= Ciṟupāṇāṟṟuppaṭai =

Ancient Tamil poem

Ciṟupāṇāṟṟuppaṭai (சிறுபாணாற்றுப்படை, lit. "guide for bards with the small lute") is an ancient Tamil poem, likely the last composed in the Pattuppattu anthology of the Sangam literature. It contains 296 lines in the akaval meter. (Note: According to other scholars such as Chelliah, the poem has 352 lines.) It is one of five arruppatai genre poems and was a guide to other bards seeking a patron for their art. The main hero honored in the poem is Nalliyakkotan, but the poem reverentially mentions an additional seven minor chieftains and three kings. The poem is dated to sometime between the late 3rd century CE and 5th century CE by Kamil Zvelebil – a Tamil literature scholar.

The Ciṟupāṇāṟṟuppaṭai poem, also referred to as Sirupanattrupadai, is named after sirupanar – a class of minstrels who sang their bards while playing a small yal (yazh, lute). The poem's subject is a band of bards and their womenfolk who meet the author, and he guides them in the form of this poem. The guidance mentions a series of cities and villages the troupe must pass through on their journey to the Nalliyakkotan's palace. In this list are included Maturai – the capital of Pandyas, Uranthai – the capital of Cholas, and Vanci – the capital of Cheras. Other coastal and inland towns are also mentioned, including Eyilpattinam and Velur.

==Content==
The relatively short poem is a condensed guide and source of information about society and culture of several ancient kingdoms and different rulers. The poem's vivid description of a bard's poverty before he found a patron is "rather powerful", states Zvelebil:

In the ruined kitchen lay the barking bitch
That whelped of late with bent cared brood too young
To open their eyes, that suck not the milkless teats
Upon the earth piled up by ants that swarm
On the walls, on which the roof had fallen down,
Sprout mushrooms hollow.

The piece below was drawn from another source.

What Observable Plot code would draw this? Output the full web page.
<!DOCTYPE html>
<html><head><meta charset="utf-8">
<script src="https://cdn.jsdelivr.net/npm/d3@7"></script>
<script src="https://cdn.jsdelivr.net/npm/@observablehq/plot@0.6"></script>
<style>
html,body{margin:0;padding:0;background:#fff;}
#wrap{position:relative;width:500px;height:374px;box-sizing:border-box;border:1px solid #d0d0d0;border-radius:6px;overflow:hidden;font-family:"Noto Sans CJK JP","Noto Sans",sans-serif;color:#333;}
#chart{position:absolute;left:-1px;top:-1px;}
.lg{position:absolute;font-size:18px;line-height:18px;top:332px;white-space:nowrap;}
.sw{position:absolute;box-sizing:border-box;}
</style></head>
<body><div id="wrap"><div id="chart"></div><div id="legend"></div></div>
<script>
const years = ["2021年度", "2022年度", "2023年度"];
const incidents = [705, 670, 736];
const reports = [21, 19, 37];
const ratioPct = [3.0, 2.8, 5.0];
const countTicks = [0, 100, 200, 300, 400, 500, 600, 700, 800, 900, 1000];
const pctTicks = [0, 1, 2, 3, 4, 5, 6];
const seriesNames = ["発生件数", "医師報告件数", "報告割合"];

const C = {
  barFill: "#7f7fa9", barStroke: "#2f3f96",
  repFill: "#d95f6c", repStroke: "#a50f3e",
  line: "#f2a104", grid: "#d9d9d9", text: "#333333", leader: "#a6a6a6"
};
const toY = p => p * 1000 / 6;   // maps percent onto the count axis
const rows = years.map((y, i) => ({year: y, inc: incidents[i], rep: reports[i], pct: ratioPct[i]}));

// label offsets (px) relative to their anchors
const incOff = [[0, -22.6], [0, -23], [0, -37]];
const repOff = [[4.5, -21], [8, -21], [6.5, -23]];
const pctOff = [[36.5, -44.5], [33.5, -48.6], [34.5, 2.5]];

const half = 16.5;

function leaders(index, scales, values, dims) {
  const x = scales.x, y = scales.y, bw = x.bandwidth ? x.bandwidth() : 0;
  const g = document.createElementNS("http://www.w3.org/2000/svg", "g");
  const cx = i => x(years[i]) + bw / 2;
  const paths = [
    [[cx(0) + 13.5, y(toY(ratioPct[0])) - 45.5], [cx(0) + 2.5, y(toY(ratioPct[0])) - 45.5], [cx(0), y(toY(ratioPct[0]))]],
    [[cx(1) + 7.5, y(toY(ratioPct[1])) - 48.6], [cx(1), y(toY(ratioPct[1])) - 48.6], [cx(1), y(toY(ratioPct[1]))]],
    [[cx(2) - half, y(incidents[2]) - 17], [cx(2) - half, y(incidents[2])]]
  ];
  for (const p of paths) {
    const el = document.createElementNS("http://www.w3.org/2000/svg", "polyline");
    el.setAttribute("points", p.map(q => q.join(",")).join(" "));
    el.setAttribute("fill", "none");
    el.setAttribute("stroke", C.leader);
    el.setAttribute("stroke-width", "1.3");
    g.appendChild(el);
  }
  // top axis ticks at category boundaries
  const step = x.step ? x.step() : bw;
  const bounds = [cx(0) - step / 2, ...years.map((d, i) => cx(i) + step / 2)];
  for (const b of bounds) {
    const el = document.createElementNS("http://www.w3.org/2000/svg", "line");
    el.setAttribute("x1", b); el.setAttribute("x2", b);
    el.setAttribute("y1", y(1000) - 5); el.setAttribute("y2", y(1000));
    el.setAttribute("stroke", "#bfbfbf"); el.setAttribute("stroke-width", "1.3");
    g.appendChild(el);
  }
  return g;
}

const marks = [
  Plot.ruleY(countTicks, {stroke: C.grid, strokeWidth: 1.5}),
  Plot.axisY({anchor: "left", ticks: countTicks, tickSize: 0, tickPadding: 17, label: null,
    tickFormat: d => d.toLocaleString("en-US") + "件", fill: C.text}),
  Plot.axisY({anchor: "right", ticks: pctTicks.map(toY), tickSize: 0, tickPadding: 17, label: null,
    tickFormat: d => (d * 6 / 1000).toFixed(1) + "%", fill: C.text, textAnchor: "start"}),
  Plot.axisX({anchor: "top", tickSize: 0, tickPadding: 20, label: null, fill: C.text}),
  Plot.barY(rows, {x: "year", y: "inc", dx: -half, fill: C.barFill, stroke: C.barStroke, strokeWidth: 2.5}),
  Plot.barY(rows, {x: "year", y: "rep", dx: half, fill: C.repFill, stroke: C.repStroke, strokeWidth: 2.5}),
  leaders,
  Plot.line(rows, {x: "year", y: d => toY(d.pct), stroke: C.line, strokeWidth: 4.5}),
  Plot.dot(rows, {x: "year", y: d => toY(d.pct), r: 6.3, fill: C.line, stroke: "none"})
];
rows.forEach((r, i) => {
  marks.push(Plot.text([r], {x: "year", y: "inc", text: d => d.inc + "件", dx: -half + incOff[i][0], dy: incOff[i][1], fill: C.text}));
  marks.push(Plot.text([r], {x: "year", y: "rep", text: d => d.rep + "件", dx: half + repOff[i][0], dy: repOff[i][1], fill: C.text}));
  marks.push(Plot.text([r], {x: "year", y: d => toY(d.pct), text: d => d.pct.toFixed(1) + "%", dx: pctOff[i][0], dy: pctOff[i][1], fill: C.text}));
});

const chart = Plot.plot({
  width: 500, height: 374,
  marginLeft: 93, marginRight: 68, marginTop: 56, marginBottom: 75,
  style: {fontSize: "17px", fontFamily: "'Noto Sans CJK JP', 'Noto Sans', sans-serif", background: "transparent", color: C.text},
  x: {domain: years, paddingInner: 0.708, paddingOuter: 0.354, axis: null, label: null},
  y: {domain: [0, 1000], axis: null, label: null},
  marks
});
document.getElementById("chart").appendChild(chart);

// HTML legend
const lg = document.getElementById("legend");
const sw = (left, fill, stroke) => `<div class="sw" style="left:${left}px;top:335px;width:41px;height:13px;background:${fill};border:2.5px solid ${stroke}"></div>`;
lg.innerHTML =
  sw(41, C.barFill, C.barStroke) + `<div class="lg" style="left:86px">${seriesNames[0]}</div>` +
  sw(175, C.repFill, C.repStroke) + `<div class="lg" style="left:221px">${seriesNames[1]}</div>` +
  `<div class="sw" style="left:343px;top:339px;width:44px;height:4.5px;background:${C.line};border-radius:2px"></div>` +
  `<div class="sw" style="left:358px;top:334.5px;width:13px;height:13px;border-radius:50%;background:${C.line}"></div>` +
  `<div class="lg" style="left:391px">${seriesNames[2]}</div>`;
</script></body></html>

There that day the wife
Of the drummer with a lean and slender waist
And bangled wrists whom cruel hunger gnawed
Did saltless cook the herb her sharp nails plucked
From refuse heaps, and made a meal of it
With poor relations, having closed the door
Ashamed to be so seen by prying folk
Such poverty was then by him removed

— Cirupanarruppatai 175–187, Translator: JV Cheliah

Similarly striking is the poet's detailed painting of a woman's body with words in lines 14–40, with antati phrases some of which are also found in earlier Sangam poems.

This poem uses "the sun being orbited by planets" as an analogy in the lines below displaying the heliocentric understanding of the planetary system by Tamil people circa. 3rd century CE.

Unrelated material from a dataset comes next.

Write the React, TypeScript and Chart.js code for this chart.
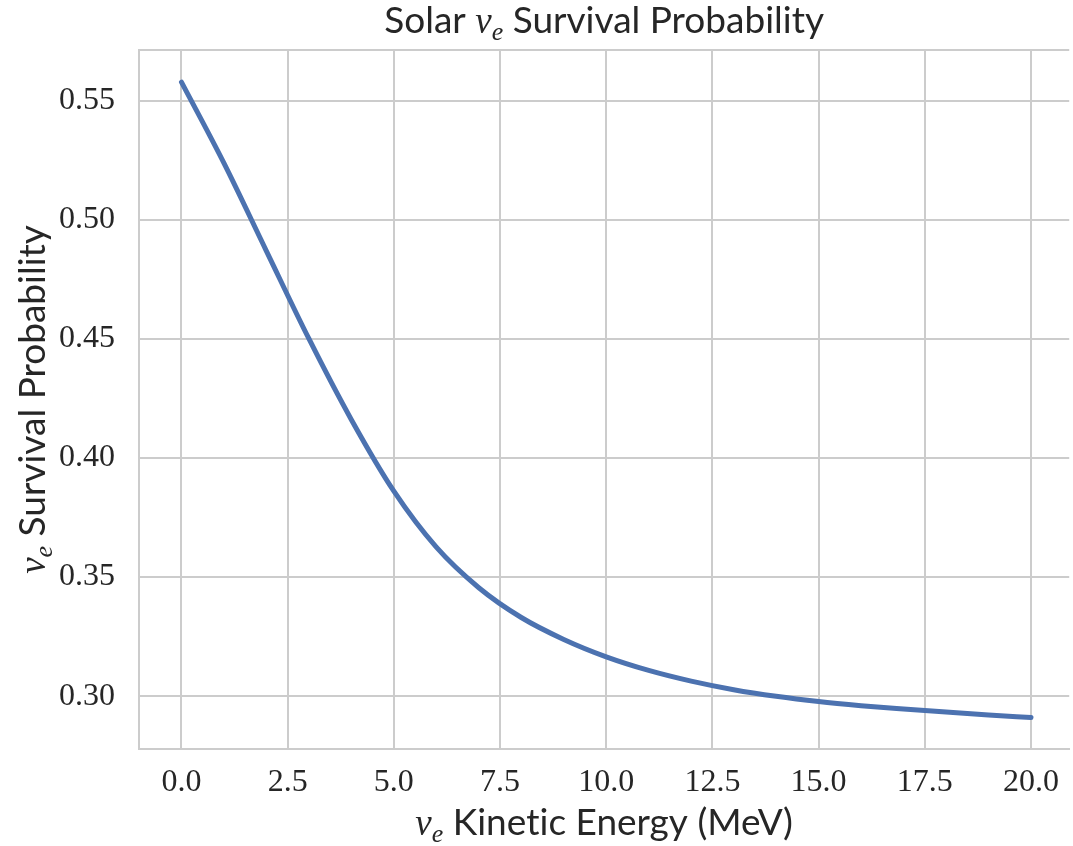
import React, { useEffect, useRef } from 'react';
import { Chart, registerables } from 'chart.js';

Chart.register(...registerables);

// ---- data ----
const energyMeV = [0, 1, 2, 3, 4, 5, 6, 7, 8, 9, 10, 11, 12, 13, 14, 15, 16, 17, 18, 19, 20];
const survivalProb = [0.5577, 0.5237, 0.4868, 0.4500, 0.4160, 0.3860, 0.3625, 0.3455, 0.3330, 0.3238, 0.3165, 0.3108, 0.3063, 0.3027, 0.2999, 0.2977, 0.2960, 0.2946, 0.2933, 0.2921, 0.2910];
const xTickValues = [0, 2.5, 5, 7.5, 10, 12.5, 15, 17.5, 20];
const yTickValues = [0.30, 0.35, 0.40, 0.45, 0.50, 0.55];

const SANS = "Lato";
const SERIF = "'Liberation Serif'";
const TEXT = '#262626';
const GRID = '#cccccc';

type Seg = { t: string; font: string; dy: number };

function nuSegs(size: number): Seg[] {
  return [
    { t: 'ν', font: `italic ${size}px ${SERIF}`, dy: 0 },
    { t: 'e', font: `italic ${Math.round(size * 0.7)}px ${SERIF}`, dy: size * 0.2 },
  ];
}

function drawRich(ctx: CanvasRenderingContext2D, segs: Seg[], cx: number, baseline: number) {
  let total = 0;
  const widths = segs.map((s) => {
    ctx.font = s.font;
    const w = ctx.measureText(s.t).width;
    total += w;
    return w;
  });
  let x = cx - total / 2;
  ctx.textAlign = 'left';
  ctx.textBaseline = 'alphabetic';
  segs.forEach((s, i) => {
    ctx.font = s.font;
    ctx.fillText(s.t, x, baseline + s.dy);
    x += widths[i];
  });
}

const textPlugin = {
  id: 'richText',
  beforeDatasetsDraw(chart: any) {
    const { ctx, chartArea } = chart;
    ctx.save();
    ctx.strokeStyle = GRID;
    ctx.lineWidth = 2;
    ctx.beginPath();
    ctx.moveTo(chartArea.left - 1, chartArea.top);
    ctx.lineTo(chartArea.right, chartArea.top);
    ctx.stroke();
    ctx.restore();
  },
  afterDraw(chart: any) {
    const { ctx, chartArea } = chart;
    const size = 37;
    const sans = `${size}px ${SANS}`;
    ctx.save();
    ctx.fillStyle = TEXT;
    const cx = (chartArea.left + chartArea.right) / 2;
    // title
    drawRich(ctx, [{ t: 'Solar ', font: sans, dy: 0 }, ...nuSegs(size), { t: ' Survival Probability', font: sans, dy: 0 }], cx, 33);
    // x label (split to avoid the "ti" ligature)
    drawRich(
      ctx,
      [...nuSegs(size), { t: ' Kine', font: sans, dy: 0 }, { t: 't', font: sans, dy: 0 }, { t: 'ic Energy (MeV)', font: sans, dy: 0 }],
      cx,
      835
    );
    // y label
    ctx.save();
    ctx.translate(45, (chartArea.top + chartArea.bottom) / 2);
    ctx.rotate(-Math.PI / 2);
    drawRich(ctx, [...nuSegs(size), { t: ' Survival Probability', font: sans, dy: 0 }], 0, 0);
    ctx.restore();
    ctx.restore();
  },
};

export default function App() {
  const ref = useRef<HTMLCanvasElement>(null);
  useEffect(() => {
    document.body.style.margin = '0';
    const canvas = ref.current!;
    const chart = new Chart(canvas, {
      type: 'line',
      data: {
        datasets: [
          {
            data: energyMeV.map((e, i) => ({ x: e, y: survivalProb[i] })),
            borderColor: '#4c72b0',
            borderWidth: 5,
            pointRadius: 0,
            cubicInterpolationMode: 'monotone',
            fill: false,
            borderCapStyle: 'round',
          },
        ],
      },
      options: {
        animation: false,
        responsive: false,
        devicePixelRatio: 1,
        layout: { padding: { top: 50, left: 0, right: 0, bottom: 0 } },
        plugins: { legend: { display: false }, title: { display: false }, tooltip: { enabled: false } },
        scales: {
          x: {
            type: 'linear',
            min: -1,
            max: 20.9,
            grid: { color: GRID, lineWidth: 2, drawTicks: false },
            border: { display: true, color: GRID, width: 2 },
            ticks: {
              color: TEXT,
              font: { family: SERIF, size: 32 },
              padding: 14,
              callback: (v: any) => Number(v).toFixed(1),
            },
            afterBuildTicks: (s: any) => {
              s.ticks = xTickValues.map((v) => ({ value: v }));
            },
            afterFit: (s: any) => {
              s.height = 97;
            },
          },
          y: {
            type: 'linear',
            min: 0.2778,
            max: 0.5712,
            grid: { color: GRID, lineWidth: 2, drawTicks: false },
            border: { display: true, color: GRID, width: 2 },
            ticks: {
              color: TEXT,
              font: { family: SERIF, size: 32 },
              padding: 24,
              callback: (v: any) => Number(v).toFixed(2),
            },
            afterBuildTicks: (s: any) => {
              s.ticks = yTickValues.map((v) => ({ value: v }));
            },
            afterFit: (s: any) => {
              s.width = 139;
            },
          },
        },
      },
      plugins: [textPlugin],
    } as any);
    return () => chart.destroy();
  }, []);
  return (
    <div style={{ position: 'absolute', left: 0, top: 0, width: 1073, height: 846, overflow: 'hidden', background: '#fff' }}>
      <canvas ref={ref} width={1073} height={846} style={{ display: 'block' }} />
    </div>
  );
}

Figuring what you like, he will
serve you unlimited quantities
of desired foods with hospitality,
in golden bowls that shine in a
way that disrespects the blazing,
tender-rayed sun surrounded by
planets, in the shining, bright sky.

— Cirupanarruppatai 242–245, Translator: Vaidehi Herbert

The poem mentions a treatise on food named after Bhima, one of the Pandava brothers in the epic Mahabharata. The description that follows includes both vegetarian and non-vegetarian food. Brahmin villages are mentioned, as is the worship of Murugan. The Sirupanattrupadai deploys a garland of similes, a Tamil poetic technique called malaiyuvamai. The poem is an important guide to ancient music traditions among Tamil people, states Venkata Subramanyam.